When I review my life lessons as a researcher, these come out at the top:

  • Never jeopardize your integrity.

  • Treat everyone with respect, and learn from their viewpoints.

  • Respect the time your audience gives you when you give a presentation: treat it like a performance, well-practiced and -timed, just as actors, musicians, or other stage performers would do.

  • No matter how “difficult” a referee or reviewer may seem, carefully consider the advice: these colleagues generally mean to help you by pointing out that something can be improved about your methods, analysis, or presentation.

  • Be willing to move into new research (and funding) areas, even though you will feel “out of your depth” as you dive into them: discoveries often lie at the interface of disciplines where “fresh eyes” may spot them.

  • Be guided by intuition but work your logic hard.
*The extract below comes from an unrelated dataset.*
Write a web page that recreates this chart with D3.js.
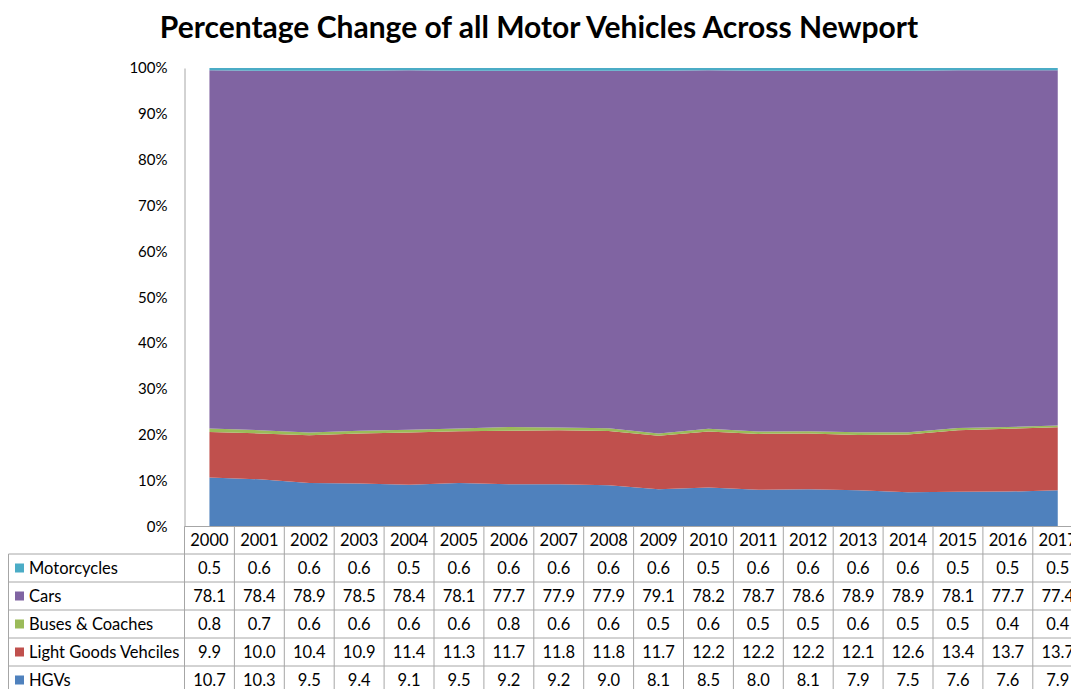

  • Do not move away from a situation that makes you unhappy unless you have worked out where you would like to find yourself instead.

  • If your desired next job slips by you, consider that, in the end, you may find that new paths present themselves that are as rewarding.

  • Share your knowledge and your data: there is plenty to discover.

  • Collaborate with colleagues and support the community, both nationally and internationally: working in teams, panels, and committees broadens your expertise, gives you visibility, and offers new perspectives.

  • A career in science is challenging, employment is never certain, and willingness to move around is required, but it is wonderfully rewarding to discover things, spot connections, and deepen your understanding of the Universe!